Since building designs may be using more materials (and/or more carbon-intensive products) to achieve lower energy use, an increasing proportion of the total energy use and carbon emissions for high-performance buildings comes from its materials and products. By taking embodied energy into account, a project team can ensure it is designing for net carbon emission reductions. In the case of natural stone, this could include the CO2 required during quarrying, transport to the plant, energy required for slabbing and fabrication, delivery to the site, and installation. There is still some work being done by various lifecycle analysis (LCA) authorities to clearly define the definitions of what is, and what is not, included in the calculations for various products to ensure a consistent and fair measure is established. However, based on most studies and comparisons, natural stone is consistently rated as one of the building materials having the lowest embodied energy on many scales.

Different materials, different stone With the advent of many new thin cladding manufactured products introduced to the market, there is a recent trend for designers to specify and detail very large cladding panels. When using products such as porcelain, recycled glass, glass-fibre-reinforced concrete (GFRC), fibre-reinforced polymer panels (FRP), or engineered/manufactured stone, care must be taken by architects and specifiers to make the clear distinction between natural stone and manufactured products. The design approach, attachment detailing, and structure can vary dramatically.

This author has recently seen a trend of substituting an engineered thin cladding product with large, thin natural stone panels, with the erroneous assumption they were basically interchangeable. The variability of natural stone requires a design approach quite different than manufactured products and, thus, has different limitations associated with panel size and connection design.

New natural stones are being introduced to the market on a continual basis.

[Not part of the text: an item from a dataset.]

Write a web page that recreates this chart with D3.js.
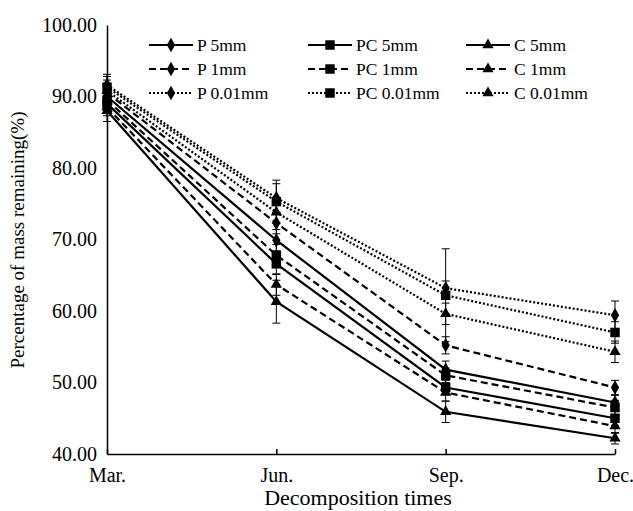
<!DOCTYPE html>
<html>
<head>
<meta charset="utf-8">
<script src="https://cdn.jsdelivr.net/npm/d3@7"></script>
<style>
  body { margin: 0; background: #fff; }
  text { font-family: "Liberation Serif", "Times New Roman", serif; fill: #000; }
</style>
</head>
<body>
<svg id="chart" width="633" height="511"></svg>
<script>
var months = ["Mar.", "Jun.", "Sep.", "Dec."];
var yTicks = [40, 50, 60, 70, 80, 90, 100];

// mean values, per series
var p5 = [90.0, 69.9, 51.8, 47.2];
var pc5 = [89.0, 66.6, 49.3, 45.0];
var c5 = [88.0, 61.3, 45.9, 42.2];
var p1 = [90.5, 72.3, 55.2, 49.3];
var pc1 = [89.5, 67.8, 51.0, 46.5];
var c1 = [88.5, 63.7, 48.6, 43.9];
var p001 = [91.6, 75.8, 63.2, 59.4];
var pc001 = [91.3, 75.3, 62.2, 57.0];
var c001 = [90.8, 73.8, 59.6, 54.3];

// error bar half widths
var p5Err = [1.2, 1.5, 1.2, 1.0];
var pc5Err = [1.2, 1.5, 1.0, 1.0];
var c5Err = [1.5, 3.0, 1.5, 0.8];
var p1Err = [1.2, 1.5, 1.2, 1.0];
var pc1Err = [1.0, 1.5, 1.0, 1.0];
var c1Err = [1.2, 1.5, 1.2, 1.0];
var p001Err = [1.5, 2.0, 1.0, 2.0];
var pc001Err = [1.5, 3.0, 6.5, 1.5];
var c001Err = [1.5, 1.5, 1.5, 1.5];

var series = [
  { name: "P 5mm", values: p5, err: p5Err, dash: null, marker: "diamond" },
  { name: "PC 5mm", values: pc5, err: pc5Err, dash: null, marker: "square" },
  { name: "C 5mm", values: c5, err: c5Err, dash: null, marker: "triangle" },
  { name: "P 1mm", values: p1, err: p1Err, dash: "7,4", marker: "diamond" },
  { name: "PC 1mm", values: pc1, err: pc1Err, dash: "7,4", marker: "square" },
  { name: "C 1mm", values: c1, err: c1Err, dash: "7,4", marker: "triangle" },
  { name: "P 0.01mm", values: p001, err: p001Err, dash: "2,2", marker: "diamond" },
  { name: "PC 0.01mm", values: pc001, err: pc001Err, dash: "2,2", marker: "square" },
  { name: "C 0.01mm", values: c001, err: c001Err, dash: "2,2", marker: "triangle" }
];

var svg = d3.select("#chart");
var x = d3.scalePoint().domain(months).range([107, 615]);
var y = d3.scaleLinear().domain([40, 100]).range([454, 25]);

var symbolMap = {
  diamond: d3.symbol().type(d3.symbolDiamond).size(60),
  square: d3.symbol().type(d3.symbolSquare).size(90),
  triangle: d3.symbol().type(d3.symbolTriangle).size(55)
};

// axes
var yAxis = svg.append("g").attr("transform", "translate(107,0)")
  .call(d3.axisLeft(y).tickValues(yTicks).tickFormat(d3.format(".2f")).tickSize(0).tickPadding(10));
yAxis.select(".domain").attr("stroke", "#000").attr("stroke-width", 1.5);
yAxis.selectAll("text").style("font-size", "20px");

var xAxis = svg.append("g").attr("transform", "translate(0,454)")
  .call(d3.axisBottom(x).tickSizeInner(-5).tickSizeOuter(0).tickPadding(14));
xAxis.select(".domain").attr("stroke", "#000").attr("stroke-width", 1.5);
xAxis.selectAll(".tick line").attr("stroke", "#000").attr("stroke-width", 1.5);
xAxis.selectAll("text").style("font-size", "20px");

svg.append("text").attr("x", 358).attr("y", 505).attr("text-anchor", "middle")
  .style("font-size", "22px").text("Decomposition times");
svg.append("text").attr("transform", "translate(24,240) rotate(-90)").attr("text-anchor", "middle")
  .style("font-size", "19px").text("Percentage of mass remaining(%)");

// error bars
series.forEach(function (s) {
  var g = svg.append("g").attr("stroke", "#000").attr("stroke-width", 1);
  months.forEach(function (m, i) {
    var cx = x(m), hi = y(s.values[i] + s.err[i]), lo = y(s.values[i] - s.err[i]);
    g.append("line").attr("x1", cx).attr("x2", cx).attr("y1", hi).attr("y2", lo);
    g.append("line").attr("x1", cx - 4).attr("x2", cx + 4).attr("y1", hi).attr("y2", hi);
    g.append("line").attr("x1", cx - 4).attr("x2", cx + 4).attr("y1", lo).attr("y2", lo);
  });
});

// lines
var line = d3.line().x(function (d, i) { return x(months[i]); }).y(function (d) { return y(d); });
series.forEach(function (s) {
  svg.append("path").datum(s.values).attr("d", line)
    .attr("fill", "none").attr("stroke", "#000").attr("stroke-width", 2.2)
    .attr("stroke-dasharray", s.dash);
});

// markers
series.forEach(function (s) {
  svg.append("g").selectAll("path").data(s.values).enter().append("path")
    .attr("d", symbolMap[s.marker])
    .attr("transform", function (d, i) { return "translate(" + x(months[i]) + "," + y(d) + ")"; })
    .attr("fill", "#000");
});

// legend
var legendX = [149, 308, 466], legendY = [45, 69, 93];
series.forEach(function (s, i) {
  var col = i % 3, row = Math.floor(i / 3);
  var lg = svg.append("g").attr("transform", "translate(" + legendX[col] + "," + legendY[row] + ")");
  lg.append("line").attr("x1", 0).attr("x2", 44).attr("y1", 0).attr("y2", 0)
    .attr("stroke", "#000").attr("stroke-width", 2.2).attr("stroke-dasharray", s.dash);
  lg.append("path").attr("d", symbolMap[s.marker]).attr("transform", "translate(22,0)").attr("fill", "#000");
  lg.append("text").attr("x", 48).attr("y", 6).style("font-size", "17.5px").text(s.name);
});
</script>
</body>
</html>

Many are a result of new quarry areas and stones being discovered, and many are a result of new technologies allowing extraction of stones previously impossible to quarry (described later in this article).

Some of these technologies include the use of epoxy injection at the quarry with stones that are heavily flawed and cracked. In other cases, vacuum epoxy injection is employed to stabilize heavily cracked and fissured blocks of stone. For the general consumer, these injections would be undetectable as they would just appear as another vein in the material.

The epoxy in the stone and the amount of veining can have a dramatic effect on the technical properties of the stone. In most cases, these heavily cracked and filled materials are restricted to interior use. Many of the very desirable and heavily veined onyx slabs on the market today are a result of these technologies. In the past, blocks large enough to produce slabs were impossible to extract in one piece.